_Written problem_
List each line of the data that holds the word "this".

(Stored records)
========================================

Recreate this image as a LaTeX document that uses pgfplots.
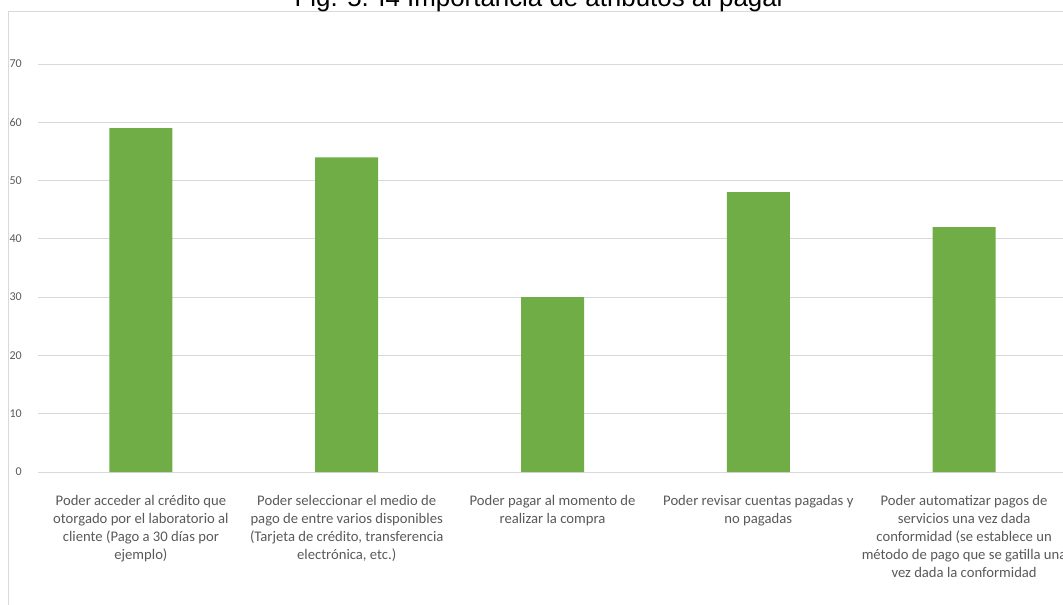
\documentclass[border=0pt]{standalone}
\usepackage{pgfplots}
\pgfplotsset{compat=1.18}
\usepackage{fontspec}
\setmainfont{Carlito}
\newfontfamily\titlefont{Liberation Sans}
\definecolor{barg}{HTML}{70AD47}
\definecolor{gridc}{HTML}{D9D9D9}
\definecolor{txt}{HTML}{595959}
\begin{document}
\begin{tikzpicture}
\useasboundingbox (0,0) rectangle (797.25pt,-453.75pt);
\clip (0,0) rectangle (797.25pt,-453.75pt);
\draw[gridc, line width=0.75pt] (6pt,-480pt) -- (6pt,-9pt) -- (820pt,-9pt);
\node[anchor=base, inner sep=0pt, font=\titlefont\fontsize{19.4}{22}\selectfont] at (405pt,-4.875pt) {Fig. 5. I4 Importancia de atributos al pagar};
\begin{axis}[
  at={(28.5pt,-354pt)}, anchor=south west,
  scale only axis, width=771.75pt, height=306pt,
  xmin=-0.5, xmax=4.5, ymin=0, ymax=70,
  ytick={0,10,...,70},
  xtick={0,1,2,3,4},
  xticklabels={
    {Poder acceder al crédito que\\otorgado por el laboratorio al\\cliente (Pago a 30 días por\\ejemplo)},
    {Poder seleccionar el medio de\\pago de entre varios disponibles\\(Tarjeta de crédito, transferencia\\electrónica, etc.)},
    {Poder pagar al momento de\\realizar la compra},
    {Poder revisar cuentas pagadas y\\no pagadas},
    {Poder automatizar pagos de\\servicios una vez dada\\conformidad (se establece un\\método de pago que se gatilla una\\vez dada la conformidad}
  },
  xticklabel style={align=center, font=\fontsize{11}{13.5}\selectfont, text=txt, inner sep=0pt, anchor=north, yshift=-17pt},
  yticklabel style={font=\fontsize{9}{11}\selectfont, text=txt, inner sep=0pt, anchor=east, xshift=-12pt},
  /pgf/number format/assume math mode=true,
  major tick length=0pt,
  axis line style={draw=none},
  ymajorgrids,
  grid style={gridc, line width=0.75pt},
  clip=false,
]
\addplot[ybar, bar width=47.25pt, fill=barg, draw=none] coordinates {(0,59) (1,54) (2,30) (3,48) (4,42)};
\end{axis}
\end{tikzpicture}
\end{document}
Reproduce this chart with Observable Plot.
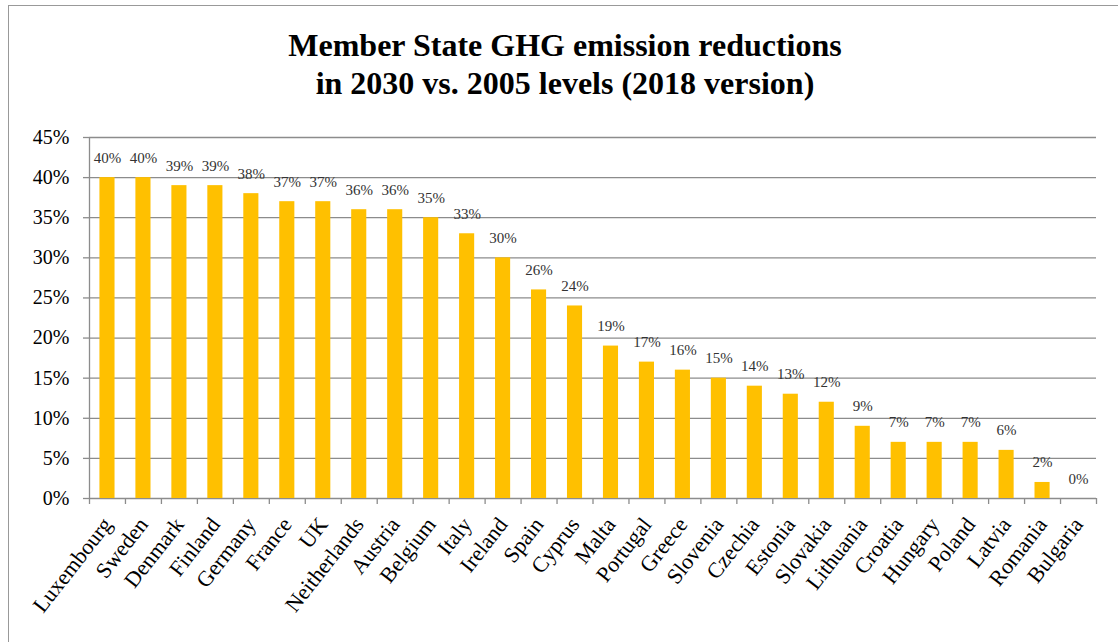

========================================

_Solution to the problem_
Recreate this image as a LaTeX document that uses pgfplots.
Reproduce this chart with Observable Plot.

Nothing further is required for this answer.